Last week UPS was forced to stop running a television ad that claimed it had been “ranked the most reliable” package-shipping company. The source of the ranking referenced by UPS was a study conducted by Morgan Stanley in November of 2008. Morgan updated its Parcel Return Survey in April, which resulted in FedEx receiving the top ranking.
What I find interesting is not whether FedEx or UPS were ranked higher, but that the source of the data is an equity research report from an investment banking firm. UPS is not the only company using this technique. For several years DirecTV has been claiming that it has the most broadband channels of any satellite or cable provider in the US on its television advertisements. However, if you look closely at the fine print during the TV ad you will note that the source of the claim is an equity research firm.
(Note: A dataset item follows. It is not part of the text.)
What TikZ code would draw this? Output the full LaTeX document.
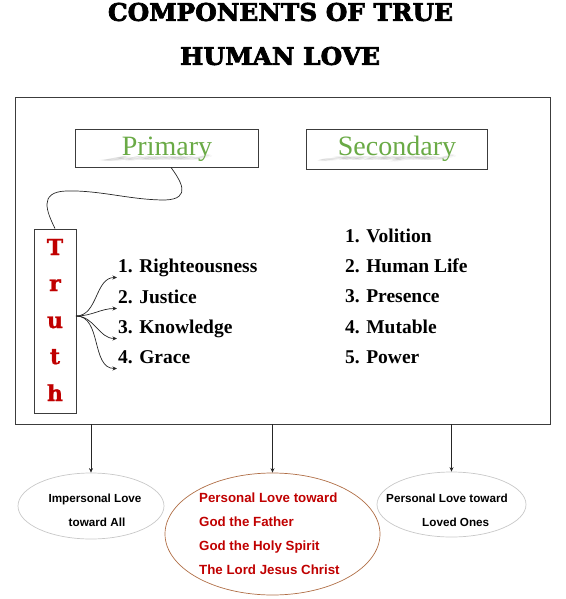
\documentclass[tikz,border=0pt]{standalone}
\usepackage{fontspec}
\setmainfont{Liberation Serif}
\newfontfamily\titlefont{DejaVu Serif}[BoldFeatures={FakeBold=3}]
\newfontfamily\slabfont{DejaVu Serif}[BoldFeatures={FakeBold=1.2}]
\newfontfamily\sansf{Liberation Sans}
\usetikzlibrary{arrows.meta,shapes.geometric}
\definecolor{darkred}{RGB}{192,0,0}
\definecolor{leafgreen}{RGB}{106,170,70}
\definecolor{rimbrown}{RGB}{176,110,70}
\definecolor{rimgray}{RGB}{200,200,200}
\definecolor{edgegray}{RGB}{60,60,60}
\begin{document}
\begin{tikzpicture}[x=1pt,y=-1pt,
  frame/.style={draw=edgegray,line width=0.9pt,inner sep=0pt},
  headtxt/.style={font=\fontsize{28}{30}\selectfont,text=leafgreen,inner sep=0pt,anchor=base},
  headshadow/.style={font=\fontsize{28}{30}\selectfont,text=black,opacity=0.07,inner sep=0pt,anchor=base,transform shape,yscale=-0.22,xslant=-1.2},
  letter/.style={font=\slabfont\bfseries\fontsize{22}{25}\selectfont,text=darkred,inner sep=0pt,anchor=base},
  item/.style={font=\bfseries\fontsize{19.5}{21}\selectfont,inner xsep=1pt,inner ysep=0pt,anchor=base west},
  conn/.style={line width=0.7pt,black!85},
  arr/.style={conn,-{Stealth[length=4.5pt,width=4pt]}},
  oval/.style={ellipse,draw,line width=0.7pt,inner sep=0pt},
  ovtxt/.style={font=\sansf\bfseries\fontsize{11.7}{13}\selectfont,inner sep=0pt,anchor=base},
  redtxt/.style={font=\sansf\bfseries\fontsize{13.3}{15}\selectfont,text=darkred,inner sep=0pt,anchor=base west}
]
\useasboundingbox (0,0) rectangle (565,599);

% title
\node[inner sep=0pt] (t1) at (280.5,12) {\resizebox{345pt}{18pt}{\titlefont\bfseries COMPONENTS OF TRUE}};
\node[inner sep=0pt] (t2) at (280,56) {\resizebox{200pt}{18pt}{\titlefont\bfseries HUMAN LOVE}};

% main frame
\node[frame,minimum width=535pt,minimum height=327pt] (main) at (282.5,260.5) {};

% headings
\node[frame,minimum width=183pt,minimum height=38pt] (prim) at (166.5,148) {};
\node[frame,minimum width=181pt,minimum height=40pt] (sec) at (396.5,149) {};
\foreach \dx/\dy in {0/0,1.5/0.8,-1.5/0.8,0/1.6,3/1.2,-3/1.2}{
  \node[headshadow] at (167+\dx,156+\dy) {Primary};
  \node[headshadow] at (397+\dx,156+\dy) {Secondary};
}
\node[headtxt] (primt) at (167,155) {Primary};
\node[headtxt] (sect) at (397,155) {Secondary};

% Truth box
\node[frame,minimum width=42pt,minimum height=184pt] (truth) at (55,321) {};
\node[letter] (lT) at (55,255) {T};
\node[letter] (lr) at (55,291) {r};
\node[letter] (lu) at (55,328) {u};
\node[letter] (lt) at (55,364) {t};
\node[letter] (lh) at (55,401) {h};

% wavy connector
\draw[conn] ([xshift=4.5pt]prim.south) .. controls (180,180) and (193,199) .. (165,200)
  .. controls (130,200) and (100,190) .. (66,191)
  .. controls (38,192) and (47,212) .. (truth.north);

% primary items
\coordinate (fork) at (76,316);
\node[item] (p1) at (117,272) {1. Righteousness};
\node[item] (p2) at (117,303) {2. Justice};
\node[item] (p3) at (117,333) {3. Knowledge};
\node[item] (p4) at (117,363) {4. Grace};
\foreach \n in {p1,p2,p3,p4}
  \draw[arr] (fork) to[out=0,in=180] ([yshift=-5.5pt]\n.base west);

% secondary items
\node[item] (s1) at (344,242) {1. Volition};
\node[item] (s2) at (344,272) {2. Human Life};
\node[item] (s3) at (344,302) {3. Presence};
\node[item] (s4) at (344,333) {4. Mutable};
\node[item] (s5) at (344,363) {5. Power};

% ellipses
\node[oval,draw=rimgray,minimum width=146pt,minimum height=66pt] (left) at (91,506) {};
\node[oval,draw=rimbrown,minimum width=215pt,minimum height=122pt] (mid) at (272.5,534) {};
\node[oval,draw=rimgray,minimum width=149pt,minimum height=65pt] (right) at (451.5,504.5) {};

\draw[arr] (left.north |- main.south) -- (left.north);
\draw[arr] (mid.north |- main.south) -- (mid.north);
\draw[arr] (right.north |- main.south) -- (right.north);

\node[ovtxt] (l1) at (95,502) {Impersonal Love};
\node[ovtxt] (l2) at (97,526) {toward All};
\node[redtxt] (m1) at (199,502) {Personal Love toward};
\node[redtxt] (m2) at (199,526) {God the Father};
\node[redtxt] (m3) at (199,550) {God the Holy Spirit};
\node[redtxt] (m4) at (199,574) {The Lord Jesus Christ};
\node[ovtxt,anchor=base west] (r1) at (386,502) {Personal Love toward};
\node[ovtxt,anchor=base west] (r2) at (422,526) {Loved Ones};
\end{tikzpicture}
\end{document}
Is a financial analyst really a credible source for ranking and comparing the various companies in an industry segment? I have no doubt that financial analysts perform extensive research and have keen insights into market dynamics. But do they have a truly unbiased viewpoint? Financial analysts were heavily criticized following the Dot Com bust earlier this decade for issuing misleading reports that promoted companies they provided investment banking services for. I wonder if Morgan Stanley is a market maker for FedEx or UPS. Wouldn’t such a relationship provide an inappropriate influence over the ranking of firms in a particular market segment? If equity research is going to be cited by corporate marketing organizations then perhaps full disclosure of any investment banking relationships with the analyst firm is appropriate.